■ **MATERIAL**
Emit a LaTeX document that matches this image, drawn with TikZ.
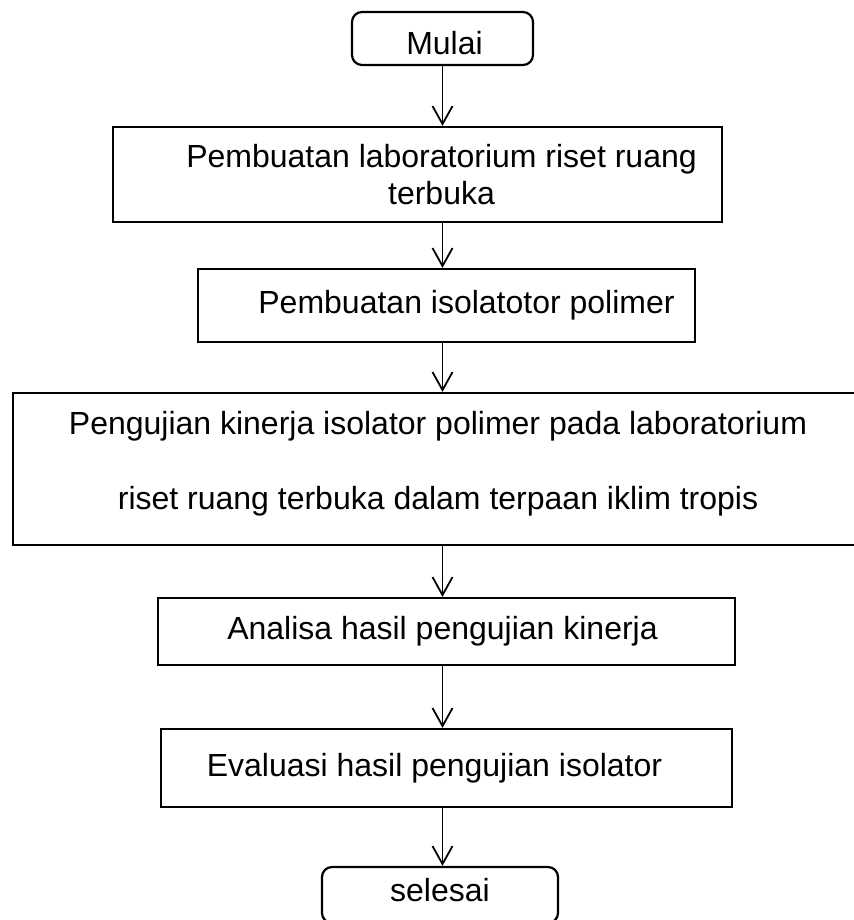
\documentclass[tikz,border=0pt]{standalone}
\usepackage{fontspec}
\setmainfont{Liberation Sans}
\usetikzlibrary{arrows.meta}
\tikzset{
	proses/.style = {draw, line width = 1.1pt, inner sep = 0pt, align = center,
		font = \fontsize{16}{18.5}\selectfont},
	terminal/.style = {proses, rounded corners = 5pt},
	panah/.style = {-{Straight Barb[length = 9pt, width = 10pt]}, line width = .9pt}
}
\begin{document}
\begin{tikzpicture}[x = .5pt, y = -.5pt]
	\useasboundingbox (0,0) rectangle (853,920);
	\node [terminal, minimum width = 90.5pt, minimum height = 26.5pt] (mulai) at (442.5,38.5) {\rule{0pt}{16.5pt}\hspace*{2pt}Mulai};
	\node [proses, minimum width = 304.5pt, minimum height = 47.5pt] (lab) at (417.5,174.5)
		{\hspace*{24pt}Pembuatan laboratorium riset ruang \\ \hspace*{24pt}terbuka};
	\node [proses, minimum width = 248.5pt, minimum height = 36.5pt] (isolator) at (446.5,305.5)
		{\hspace*{20pt}Pembuatan isolatotor polimer};
	\node [proses, minimum width = 425pt, minimum height = 76pt, font = \fontsize{16}{37.5}\selectfont] (uji) at (438,469)
		{Pengujian kinerja isolator polimer pada laboratorium \\ riset ruang terbuka dalam terpaan iklim tropis\rule[-9pt]{0pt}{9pt}};
	\node [proses, minimum width = 288.5pt, minimum height = 33.5pt] (analisa) at (446.5,631.5)
		{\hspace*{-4pt}Analisa hasil pengujian kinerja};
	\node [proses, minimum width = 285.5pt, minimum height = 39pt] (evaluasi) at (446.5,768)
		{\hspace*{-12pt}Evaluasi hasil pengujian isolator};
	\node [terminal, minimum width = 118pt, minimum height = 28pt] (selesai) at (440,895) {selesai\rule[-5pt]{0pt}{5pt}};
	% panah antar langkah
	\draw [panah] (mulai.south) -- (mulai.south |- lab.north);
	\draw [panah] (lab.south -| mulai) -- (isolator.north -| mulai);
	\draw [panah] (isolator.south -| mulai) -- (uji.north -| mulai);
	\draw [panah] (uji.south -| mulai) -- (analisa.north -| mulai);
	\draw [panah] (analisa.south -| mulai) -- (evaluasi.north -| mulai);
	\draw [panah] (evaluasi.south -| mulai) -- (selesai.north -| mulai);
\end{tikzpicture}
\end{document}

■ **YOUR TASK**
Copy every line of the data word for word, omitting the images.

■ **ANSWER TO THE PROBLEM**
Emit a LaTeX document that matches this image, drawn with TikZ.
\documentclass[tikz,border=0pt]{standalone}
\usepackage{fontspec}
\setmainfont{Liberation Sans}
\usetikzlibrary{arrows.meta}
\tikzset{
	proses/.style = {draw, line width = 1.1pt, inner sep = 0pt, align = center,
		font = \fontsize{16}{18.5}\selectfont},
	terminal/.style = {proses, rounded corners = 5pt},
	panah/.style = {-{Straight Barb[length = 9pt, width = 10pt]}, line width = .9pt}
}
\begin{document}
\begin{tikzpicture}[x = .5pt, y = -.5pt]
	\useasboundingbox (0,0) rectangle (853,920);
	\node [terminal, minimum width = 90.5pt, minimum height = 26.5pt] (mulai) at (442.5,38.5) {\rule{0pt}{16.5pt}\hspace*{2pt}Mulai};
	\node [proses, minimum width = 304.5pt, minimum height = 47.5pt] (lab) at (417.5,174.5)
		{\hspace*{24pt}Pembuatan laboratorium riset ruang \\ \hspace*{24pt}terbuka};
	\node [proses, minimum width = 248.5pt, minimum height = 36.5pt] (isolator) at (446.5,305.5)
		{\hspace*{20pt}Pembuatan isolatotor polimer};
	\node [proses, minimum width = 425pt, minimum height = 76pt, font = \fontsize{16}{37.5}\selectfont] (uji) at (438,469)
		{Pengujian kinerja isolator polimer pada laboratorium \\ riset ruang terbuka dalam terpaan iklim tropis\rule[-9pt]{0pt}{9pt}};
	\node [proses, minimum width = 288.5pt, minimum height = 33.5pt] (analisa) at (446.5,631.5)
		{\hspace*{-4pt}Analisa hasil pengujian kinerja};
	\node [proses, minimum width = 285.5pt, minimum height = 39pt] (evaluasi) at (446.5,768)
		{\hspace*{-12pt}Evaluasi hasil pengujian isolator};
	\node [terminal, minimum width = 118pt, minimum height = 28pt] (selesai) at (440,895) {selesai\rule[-5pt]{0pt}{5pt}};
	% panah antar langkah
	\draw [panah] (mulai.south) -- (mulai.south |- lab.north);
	\draw [panah] (lab.south -| mulai) -- (isolator.north -| mulai);
	\draw [panah] (isolator.south -| mulai) -- (uji.north -| mulai);
	\draw [panah] (uji.south -| mulai) -- (analisa.north -| mulai);
	\draw [panah] (analisa.south -| mulai) -- (evaluasi.north -| mulai);
	\draw [panah] (evaluasi.south -| mulai) -- (selesai.north -| mulai);
\end{tikzpicture}
\end{document}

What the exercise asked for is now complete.